China–Rwanda relations refer to the foreign relations between China and Rwanda. China and Rwanda established diplomatic relations on November 12, 1971. China has an embassy in Kigali, while Rwanda has an embassy in Beijing.

==Economic relations==
Following the Rwandan genocide, China provided Rwanda with $20 million in financial aid, $10 million worth of humanitarian relief, and dispatched medical teams to assist in local relief efforts in Rwanda.

China subsequently expanded its support to Rwanda under the auspices of the Forum on China-Africa Cooperation.

From 2000 to 2011, there were approximately 56 Chinese official development finance projects identified in Rwanda through various media reports. These projects range from a US$160 million debt cancellation in 2007, to financing the construction and operationalization of the cement factory (CIMERWA) at Bugarama in 2009, and an interest-free, 219 million RMB loan for the rehabilitation of the Kigali road network in 2009.

As China began a new town construction boom around 2010, the Chinese government and state-owned enterprises began developing new towns with African governments, including Rwanda.

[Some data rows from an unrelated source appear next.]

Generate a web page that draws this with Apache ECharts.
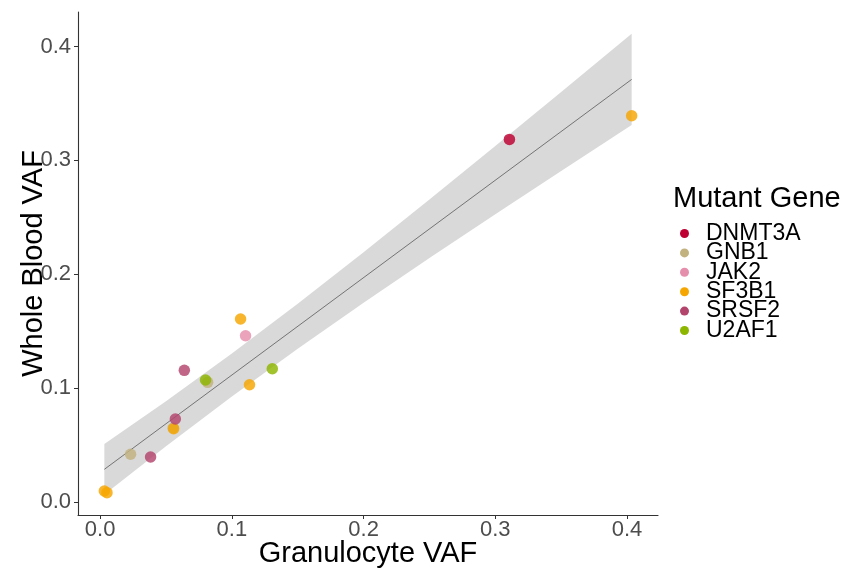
<!DOCTYPE html>
<html>
<head>
<meta charset="utf-8">
<script src="https://cdn.jsdelivr.net/npm/echarts@6/dist/echarts.min.js"></script>
<style>
html,body{margin:0;padding:0;background:#fff;}
#chart{width:847px;height:570px;}
</style>
</head>
<body>
<div id="chart"></div>
<script>
// ---- data ----
const genes = ['DNMT3A', 'GNB1', 'JAK2', 'SF3B1', 'SRSF2', 'U2AF1'];
const geneColors = ['#BE0032', '#C2B280', '#E68FAC', '#F6A600', '#B3446C', '#8DB600'];

const dnmt3a = [[0.3107, 0.3184]];
const gnb1   = [[0.0231, 0.0419], [0.0554, 0.0650], [0.0816, 0.1051]];
const jak2   = [[0.1104, 0.1460]];
const sf3b1  = [[0.0032, 0.0097], [0.0052, 0.0082], [0.0558, 0.0644], [0.1066, 0.1607],
                [0.1134, 0.1030], [0.4035, 0.3392]];
const srsf2  = [[0.0383, 0.0395], [0.0571, 0.0729], [0.0639, 0.1156]];
const u2af1  = [[0.0800, 0.1071], [0.1307, 0.1170]];
const geneData = [dnmt3a, gnb1, jak2, sf3b1, srsf2, u2af1];

// fitted line end points and confidence band
const fitLine   = [[0.0032, 0.0287], [0.4035, 0.3711]];
const bandX     = [0.0032, 0.05, 0.10, 0.15, 0.20, 0.25, 0.30, 0.35, 0.4035];
const bandUpper = [0.0509, 0.0885, 0.1304, 0.1741, 0.2193, 0.2656, 0.3126, 0.3601, 0.4111];
const bandLower = [0.0065, 0.0489, 0.0926, 0.1345, 0.1749, 0.2142, 0.2526, 0.2907, 0.3311];

const xTicks = [0, 0.1, 0.2, 0.3, 0.4];
const yTicks = [0, 0.1, 0.2, 0.3, 0.4];

// ---- chart ----
const chart = echarts.init(document.getElementById('chart'), null, {renderer: 'canvas'});
const FONT = '"Liberation Sans", Arial, sans-serif';

const bandData = bandX.map((x, i) => [x, bandLower[i], bandUpper[i]]);

const series = [
  {
    type: 'custom',
    name: 'band',
    silent: true,
    z: 1,
    data: bandData,
    encode: {x: 0, y: [1, 2]},
    renderItem: function (params, api) {
      if (params.dataIndex !== 0) return null;
      const pts = [];
      for (let i = 0; i < bandData.length; i++) pts.push(api.coord([bandData[i][0], bandData[i][2]]));
      for (let i = bandData.length - 1; i >= 0; i--) pts.push(api.coord([bandData[i][0], bandData[i][1]]));
      return {type: 'polygon', shape: {points: pts}, style: {fill: '#D9D9D9'}};
    }
  },
  {
    type: 'line',
    name: 'fit',
    silent: true,
    z: 2,
    data: fitLine,
    symbol: 'none',
    lineStyle: {color: '#595959', width: 0.8}
  }
];
genes.forEach((g, i) => {
  series.push({
    type: 'scatter',
    name: g,
    z: 3,
    data: geneData[i],
    symbol: 'circle',
    symbolSize: 11.5,
    itemStyle: {color: geneColors[i], opacity: 0.82}
  });
});

const option = {
  backgroundColor: '#fff',
  animation: false,
  textStyle: {fontFamily: FONT},
  title: {
    text: 'Mutant Gene',
    left: 673, top: 184, padding: 0,
    textStyle: {fontFamily: FONT, fontSize: 29, fontWeight: 'normal', color: '#000'}
  },
  legend: {
    data: genes,
    orient: 'vertical',
    left: 680, top: 222,
    padding: 0,
    itemGap: -3.6,
    itemWidth: 9, itemHeight: 9,
    icon: 'circle',
    textStyle: {fontFamily: FONT, fontSize: 23, color: '#000', padding: [0, 0, 0, 12]},
    itemStyle: {opacity: 1}
  },
  grid: {left: 78, right: 189, top: 12, bottom: 55, containLabel: false, outerBoundsMode: 'none'},
  xAxis: {
    type: 'value',
    min: -0.0168, max: 0.4235,
    name: 'Granulocyte VAF',
    nameLocation: 'middle',
    nameGap: 24,
    nameMoveOverlap: false,
    nameTextStyle: {fontFamily: FONT, fontSize: 29, color: '#000'},
    splitLine: {show: false},
    axisLine: {show: true, onZero: false, lineStyle: {color: '#333', width: 1.1}},
    axisTick: {show: true, length: 4, customValues: xTicks, lineStyle: {color: '#333'}},
    axisLabel: {customValues: xTicks, fontSize: 22, color: '#4D4D4D', margin: 4,
      formatter: v => v.toFixed(1)}
  },
  yAxis: {
    type: 'value',
    min: -0.0114, max: 0.4303,
    name: 'Whole Blood VAF',
    nameLocation: 'middle',
    nameGap: 30,
    nameMoveOverlap: false,
    nameTextStyle: {fontFamily: FONT, fontSize: 29, color: '#000'},
    splitLine: {show: false},
    axisLine: {show: true, onZero: false, lineStyle: {color: '#333', width: 1.1}},
    axisTick: {show: true, length: 4, customValues: yTicks, lineStyle: {color: '#333'}},
    axisLabel: {customValues: yTicks, fontSize: 22, color: '#4D4D4D', margin: 7,
      formatter: v => v.toFixed(1)}
  },
  series: series
};
chart.setOption(option);
</script>
</body>
</html>
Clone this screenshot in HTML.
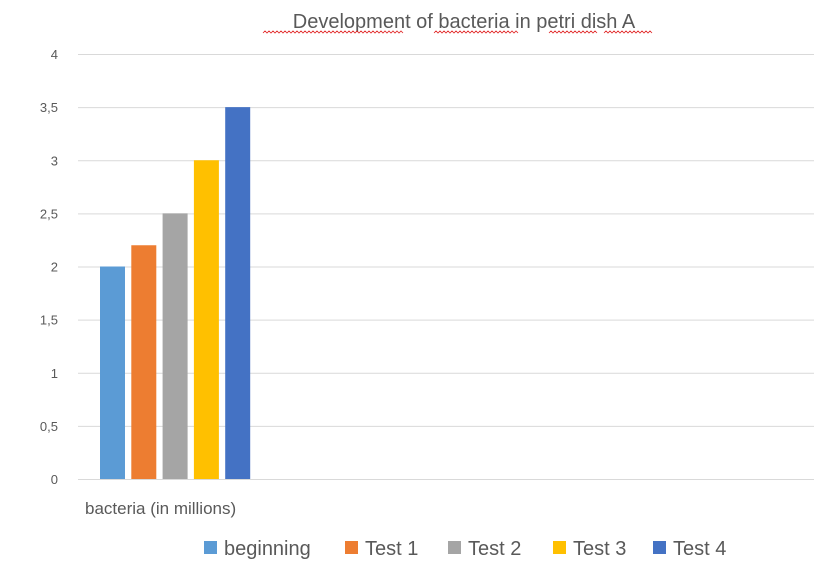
<!DOCTYPE html>
<html><head><meta charset="utf-8"><style>
body{margin:0;background:#fff;width:814px;height:562px;overflow:hidden}
svg{display:block;font-family:"Liberation Sans",sans-serif}
</style></head><body>
<svg id="chart" width="814" height="562">
<text x="464" y="28" text-anchor="middle" font-size="20" fill="#595959">Development of bacteria in petri dish A</text>
<g id="wavy"></g>
<g id="grid"></g>
<g id="yticks"></g>
<g id="bars"></g>
<text x="85" y="514" font-size="17" fill="#595959">bacteria (in millions)</text>
<g id="legend"></g>
</svg>
<script>
const series=["beginning","Test 1","Test 2","Test 3","Test 4"];
const values=[2,2.2,2.5,3,3.5];
const colors=["#5B9BD5","#ED7D31","#A5A5A5","#FFC000","#4472C4"];
const ticks=["0","0,5","1","1,5","2","2,5","3","3,5","4"];
const tickVals=[0,0.5,1,1.5,2,2.5,3,3.5,4];
const NS="http://www.w3.org/2000/svg";
function y(v){return 479-v*106.25;}
function xb(i){return 100+i*31.3;}
function mk(t,a,p){const e=document.createElementNS(NS,t);for(const k in a)e.setAttribute(k,a[k]);p.appendChild(e);return e;}
const grid=document.getElementById('grid'),yt=document.getElementById('yticks'),bars=document.getElementById('bars'),lg=document.getElementById('legend'),wv=document.getElementById('wavy');
tickVals.forEach((v,i)=>{
 const l=mk('line',{x1:78,x2:814,y1:y(v)+0.5,y2:y(v)+0.5,stroke:'#D9D9D9','stroke-width':1},grid);
 
 
 const t=mk('text',{x:58,y:y(v)+5,'text-anchor':'end','font-size':13,fill:'#595959'},yt);
 t.textContent=ticks[i];
 
 
});
values.forEach((v,i)=>{
 const r=mk('rect',{x:xb(i),y:y(v),width:25,height:y(0)-y(v),fill:colors[i]},bars);
 
 
});
const lx=[204,345,448,553,653];
series.forEach((s,i)=>{
 const r=mk('rect',{x:lx[i],y:541,width:13,height:13,fill:colors[i]},lg);
 
 
 const t=mk('text',{x:lx[i]+20,y:555,'font-size':20,fill:'#595959'},lg);
 t.textContent=s;
 
 
});
[[263,400],[434,518],[549,597],[604,652]].forEach(([a,b])=>{
 let d='M'+a+' 33';for(let x=a;x<b;x+=4)d+=' l2 -2 l2 2';
 const p=mk('path',{d:d,stroke:'#E02020','stroke-width':0.8,fill:'none'},wv);
 
 
});
</script>
</body></html>
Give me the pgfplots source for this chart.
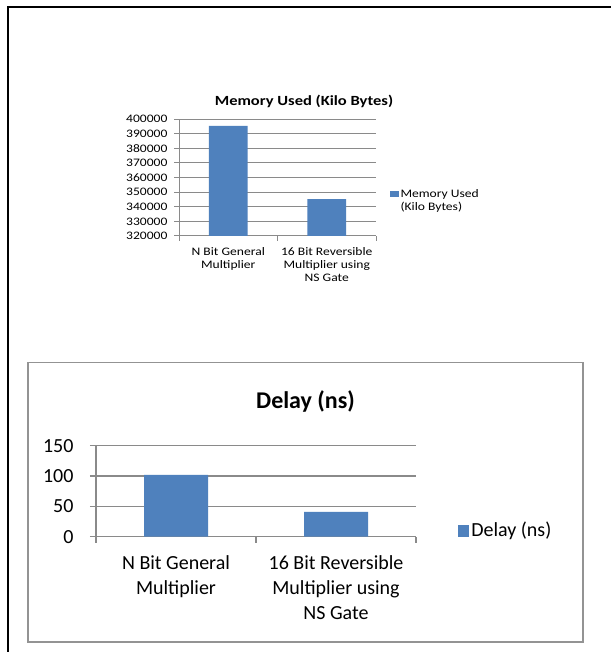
\documentclass[border=0pt]{standalone}
\usepackage{fontspec}
\setmainfont{Carlito}
\newfontfamily\topfont[FakeStretch=1.18]{Carlito}
\usepackage{pgfplots}
\pgfplotsset{compat=1.18}
\definecolor{barblue}{HTML}{4F81BD}
\definecolor{gridgray}{HTML}{8A8A8A}
\definecolor{boxgray}{HTML}{939393}

\pgfplotsset{
  excelbar/.style={
    scale only axis,
    ybar,
    xmin=-0.5, xmax=1.5,
    xtick={-0.5,0.5,1.5}, xticklabels={},
    extra x ticks={0,1},
    extra x tick style={major tick length=0pt, grid=none},
    axis x line*=bottom, axis y line*=left,
    axis line style={gridgray},
    tick style={gridgray},
    tick align=outside,
    ymajorgrids,
    scaled y ticks=false,
    /pgf/number format/assume math mode=true,
    y tick label style={/pgf/number format/fixed, /pgf/number format/1000 sep={}},
    x tick label style={align=center, anchor=north},
    legend style={draw=none, fill=none, inner sep=0pt, cells={anchor=base west}},
  }
}

\begin{document}
\begin{tikzpicture}
\useasboundingbox (0,0) rectangle (611pt,652pt);
\fill[white] (0,0) rectangle (611pt,652pt);
\draw[line width=2.2pt] (7.8pt,0) -- (7.8pt,645pt) -- (611pt,645pt);
\draw[boxgray, line width=1.8pt] (28.3pt,10.3pt) rectangle (582.7pt,289.5pt);

% Memory chart
\begin{axis}[
  excelbar,
  at={(179pt,416pt)}, anchor=south west,
  width=197pt, height=116.8pt,
  bar width=0.395,
  ymin=320000, ymax=400000, ytick distance=10000,
  major tick length=5pt,
  grid style={gridgray, line width=1pt},
  axis line style={line width=1pt},
  tick style={line width=1pt},
  tick label style={font=\topfont\fontsize{11.5pt}{13.3pt}\selectfont},
  y tick label style={xshift=-3pt},
  x tick label style={yshift=-7.5pt},
  extra x tick labels={{N Bit General\\Multiplier},{16 Bit Reversible\\Multiplier using\\NS Gate}},
  title={Memory Used (Kilo Bytes)},
  title style={at={(0.6345,1.07)}, anchor=base, font=\topfont\bfseries\fontsize{14pt}{16pt}\selectfont},
  legend style={at={(1.0675,0.364)}, anchor=west, font=\topfont\fontsize{11.5pt}{13.3pt}\selectfont},
  legend image code/.code={\fill[#1] (0pt,0pt) rectangle (9pt,6.5pt);},
]
\addplot[fill=barblue, draw=none] coordinates {(0,395400) (1,345300)};
\addlegendentry{\begin{tabular}[t]{@{}l@{}}Memory Used\\(Kilo Bytes)\end{tabular}}
\end{axis}

% Delay chart
\begin{axis}[
  excelbar,
  at={(96pt,115.3pt)}, anchor=south west,
  width=320pt, height=91pt,
  bar width=0.4,
  ymin=0, ymax=150, ytick distance=50,
  major tick length=6pt,
  grid style={gridgray, line width=1.6pt},
  axis line style={line width=1.6pt},
  tick style={line width=1.6pt},
  tick label style={font=\fontsize{20pt}{25pt}\selectfont},
  y tick label style={xshift=-13pt},
  x tick label style={yshift=-15pt},
  extra x tick labels={{N Bit General\\Multiplier},{16 Bit Reversible\\Multiplier using\\NS Gate}},
  title={Delay (ns)},
  title style={at={(0.6547,1.346)}, anchor=base, font=\bfseries\fontsize{24pt}{29pt}\selectfont},
  legend style={at={(1.13,0.071)}, anchor=west, font=\fontsize{20pt}{25pt}\selectfont},
  legend image code/.code={\fill[#1] (0pt,0pt) rectangle (11.5pt,11.7pt);},
]
\addplot[fill=barblue, draw=none] coordinates {(0,102) (1,41)};
\addlegendentry{Delay (ns)}
\end{axis}
\end{tikzpicture}
\end{document}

In 2012, Rwandan President Paul Kagame stated that China's investment in African infrastructure meets the needs of Africa and has been well received by governments and private enterprises.

== Sovereignty issues ==
Rwanda follows the one China principle. It recognizes the People's Republic of China as the sole government of China and Taiwan as an integral part of China's territory, and supports all efforts by the PRC to "achieve national reunification". It also considers Hong Kong, Xinjiang and Tibet to be China's internal affairs.